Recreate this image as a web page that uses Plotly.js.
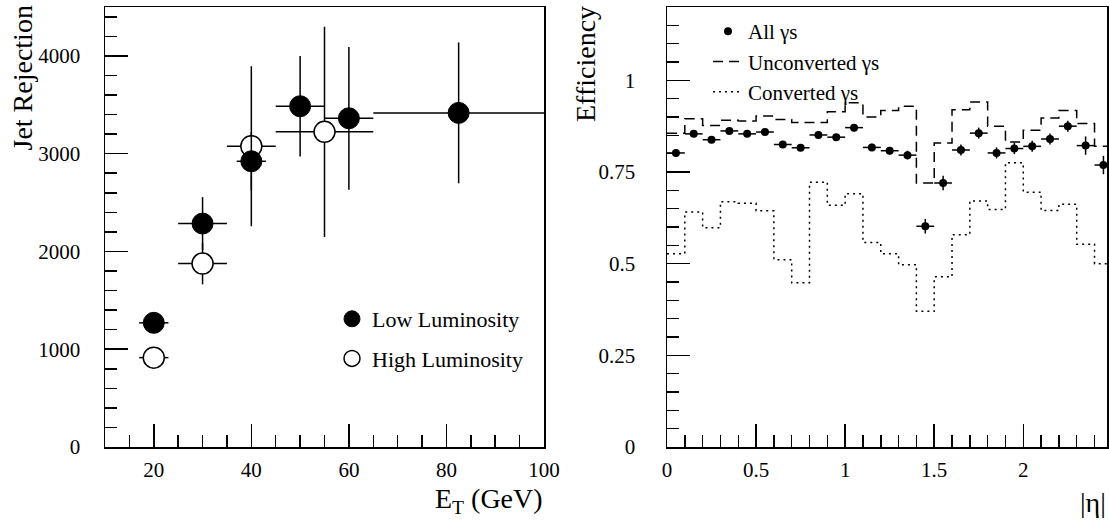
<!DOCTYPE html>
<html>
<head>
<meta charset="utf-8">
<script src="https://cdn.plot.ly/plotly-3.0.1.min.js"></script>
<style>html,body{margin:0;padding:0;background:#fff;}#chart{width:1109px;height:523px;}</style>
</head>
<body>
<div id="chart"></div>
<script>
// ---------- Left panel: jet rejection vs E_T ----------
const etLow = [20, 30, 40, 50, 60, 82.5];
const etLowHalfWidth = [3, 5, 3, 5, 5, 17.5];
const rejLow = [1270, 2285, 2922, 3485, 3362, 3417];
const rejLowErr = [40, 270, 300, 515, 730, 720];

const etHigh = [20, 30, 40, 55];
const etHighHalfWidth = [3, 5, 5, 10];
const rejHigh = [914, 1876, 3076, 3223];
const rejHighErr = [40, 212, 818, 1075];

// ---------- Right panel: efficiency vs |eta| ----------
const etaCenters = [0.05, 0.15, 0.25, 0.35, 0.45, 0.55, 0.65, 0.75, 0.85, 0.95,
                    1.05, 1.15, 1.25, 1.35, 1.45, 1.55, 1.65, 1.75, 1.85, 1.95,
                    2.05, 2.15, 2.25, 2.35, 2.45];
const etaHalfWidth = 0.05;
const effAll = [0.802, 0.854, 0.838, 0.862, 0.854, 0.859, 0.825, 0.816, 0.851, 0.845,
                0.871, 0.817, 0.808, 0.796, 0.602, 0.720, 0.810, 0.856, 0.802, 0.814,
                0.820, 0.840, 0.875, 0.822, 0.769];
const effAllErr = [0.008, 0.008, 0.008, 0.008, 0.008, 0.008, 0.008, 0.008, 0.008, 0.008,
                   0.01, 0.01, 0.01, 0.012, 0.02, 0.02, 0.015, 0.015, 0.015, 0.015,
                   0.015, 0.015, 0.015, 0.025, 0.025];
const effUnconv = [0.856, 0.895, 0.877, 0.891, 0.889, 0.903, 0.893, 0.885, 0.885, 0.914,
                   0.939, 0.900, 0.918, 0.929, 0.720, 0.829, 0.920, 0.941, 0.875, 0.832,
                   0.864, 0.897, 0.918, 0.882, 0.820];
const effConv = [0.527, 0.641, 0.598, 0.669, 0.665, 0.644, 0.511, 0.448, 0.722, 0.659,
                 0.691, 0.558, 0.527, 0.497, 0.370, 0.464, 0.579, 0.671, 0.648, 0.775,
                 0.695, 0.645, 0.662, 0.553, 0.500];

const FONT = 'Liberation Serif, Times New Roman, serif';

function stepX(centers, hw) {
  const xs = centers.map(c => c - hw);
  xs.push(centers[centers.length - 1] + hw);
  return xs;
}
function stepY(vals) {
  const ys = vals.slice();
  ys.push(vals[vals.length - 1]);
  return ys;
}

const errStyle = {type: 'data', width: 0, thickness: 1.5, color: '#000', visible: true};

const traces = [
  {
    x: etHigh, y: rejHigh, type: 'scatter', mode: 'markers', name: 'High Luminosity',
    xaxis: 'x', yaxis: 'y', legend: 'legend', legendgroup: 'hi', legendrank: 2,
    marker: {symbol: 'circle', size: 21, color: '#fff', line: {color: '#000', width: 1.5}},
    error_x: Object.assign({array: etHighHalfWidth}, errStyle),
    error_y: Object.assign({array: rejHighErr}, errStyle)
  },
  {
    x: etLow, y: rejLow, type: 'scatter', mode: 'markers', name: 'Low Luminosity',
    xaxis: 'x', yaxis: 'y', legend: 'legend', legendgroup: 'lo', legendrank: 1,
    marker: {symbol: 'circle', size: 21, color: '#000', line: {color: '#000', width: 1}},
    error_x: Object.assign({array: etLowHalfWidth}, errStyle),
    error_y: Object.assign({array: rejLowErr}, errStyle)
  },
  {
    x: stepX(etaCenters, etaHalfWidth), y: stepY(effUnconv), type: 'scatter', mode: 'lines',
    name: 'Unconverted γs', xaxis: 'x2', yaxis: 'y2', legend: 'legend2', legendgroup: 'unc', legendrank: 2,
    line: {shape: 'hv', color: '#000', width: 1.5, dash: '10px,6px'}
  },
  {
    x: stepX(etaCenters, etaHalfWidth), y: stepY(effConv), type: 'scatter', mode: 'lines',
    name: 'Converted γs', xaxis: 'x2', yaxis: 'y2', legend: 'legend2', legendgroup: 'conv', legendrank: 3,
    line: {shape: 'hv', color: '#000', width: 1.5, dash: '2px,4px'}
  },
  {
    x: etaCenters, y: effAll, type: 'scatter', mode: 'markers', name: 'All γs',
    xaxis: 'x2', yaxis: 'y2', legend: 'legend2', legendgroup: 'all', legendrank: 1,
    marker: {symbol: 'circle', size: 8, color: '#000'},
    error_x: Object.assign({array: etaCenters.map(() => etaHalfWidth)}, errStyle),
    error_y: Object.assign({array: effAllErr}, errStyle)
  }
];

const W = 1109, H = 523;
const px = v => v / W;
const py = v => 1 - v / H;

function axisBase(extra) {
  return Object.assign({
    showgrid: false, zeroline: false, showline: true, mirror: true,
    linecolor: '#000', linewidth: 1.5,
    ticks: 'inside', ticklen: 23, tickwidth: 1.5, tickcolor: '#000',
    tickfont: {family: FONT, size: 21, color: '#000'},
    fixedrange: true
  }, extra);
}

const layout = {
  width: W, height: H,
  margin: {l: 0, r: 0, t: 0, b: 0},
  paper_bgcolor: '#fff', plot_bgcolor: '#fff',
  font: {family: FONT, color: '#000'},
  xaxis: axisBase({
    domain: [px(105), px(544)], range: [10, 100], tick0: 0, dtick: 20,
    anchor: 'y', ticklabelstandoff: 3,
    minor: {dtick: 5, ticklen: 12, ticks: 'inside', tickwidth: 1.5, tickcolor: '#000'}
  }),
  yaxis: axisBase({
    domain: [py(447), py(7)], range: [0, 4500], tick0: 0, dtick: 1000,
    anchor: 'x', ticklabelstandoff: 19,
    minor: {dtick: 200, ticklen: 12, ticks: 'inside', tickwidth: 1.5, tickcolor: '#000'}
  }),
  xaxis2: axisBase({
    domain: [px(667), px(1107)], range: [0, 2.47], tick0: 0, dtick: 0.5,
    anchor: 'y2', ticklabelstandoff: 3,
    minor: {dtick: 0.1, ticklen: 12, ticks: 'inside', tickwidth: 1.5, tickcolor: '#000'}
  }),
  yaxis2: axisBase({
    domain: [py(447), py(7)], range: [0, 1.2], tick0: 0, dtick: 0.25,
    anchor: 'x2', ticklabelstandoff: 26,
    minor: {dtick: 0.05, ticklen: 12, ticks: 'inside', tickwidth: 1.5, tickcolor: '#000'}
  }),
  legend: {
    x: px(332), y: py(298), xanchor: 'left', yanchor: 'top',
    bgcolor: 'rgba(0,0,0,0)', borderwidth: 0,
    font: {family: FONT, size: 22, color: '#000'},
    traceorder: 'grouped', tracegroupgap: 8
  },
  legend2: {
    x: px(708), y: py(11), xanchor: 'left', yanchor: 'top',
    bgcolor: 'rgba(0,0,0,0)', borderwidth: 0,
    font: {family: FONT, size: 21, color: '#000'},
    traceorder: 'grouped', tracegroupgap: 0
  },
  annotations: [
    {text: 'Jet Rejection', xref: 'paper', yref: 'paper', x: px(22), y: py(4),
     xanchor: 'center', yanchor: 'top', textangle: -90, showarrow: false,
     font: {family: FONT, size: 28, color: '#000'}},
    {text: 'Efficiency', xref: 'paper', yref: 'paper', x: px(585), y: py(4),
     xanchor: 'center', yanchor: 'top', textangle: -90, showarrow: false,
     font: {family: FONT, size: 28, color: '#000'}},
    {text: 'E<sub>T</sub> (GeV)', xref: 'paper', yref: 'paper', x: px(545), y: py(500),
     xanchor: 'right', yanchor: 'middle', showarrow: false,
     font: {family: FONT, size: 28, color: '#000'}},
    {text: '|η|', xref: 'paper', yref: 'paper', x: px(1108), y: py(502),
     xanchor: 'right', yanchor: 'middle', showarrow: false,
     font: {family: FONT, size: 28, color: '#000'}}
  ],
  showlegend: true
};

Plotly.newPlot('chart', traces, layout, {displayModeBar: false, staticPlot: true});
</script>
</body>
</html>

PROBLEM TO SOLVE>
Begin at the top of the material above and output each line exactly, stopping after the line that holds "const rejHighErr = [40, 212, 818, 1075];". Leave out pictures.

WRITTEN ANSWER>
Recreate this image as a web page that uses Plotly.js.
<!DOCTYPE html>
<html>
<head>
<meta charset="utf-8">
<script src="https://cdn.plot.ly/plotly-3.0.1.min.js"></script>
<style>html,body{margin:0;padding:0;background:#fff;}#chart{width:1109px;height:523px;}</style>
</head>
<body>
<div id="chart"></div>
<script>
// ---------- Left panel: jet rejection vs E_T ----------
const etLow = [20, 30, 40, 50, 60, 82.5];
const etLowHalfWidth = [3, 5, 3, 5, 5, 17.5];
const rejLow = [1270, 2285, 2922, 3485, 3362, 3417];
const rejLowErr = [40, 270, 300, 515, 730, 720];

const etHigh = [20, 30, 40, 55];
const etHighHalfWidth = [3, 5, 5, 10];
const rejHigh = [914, 1876, 3076, 3223];
const rejHighErr = [40, 212, 818, 1075];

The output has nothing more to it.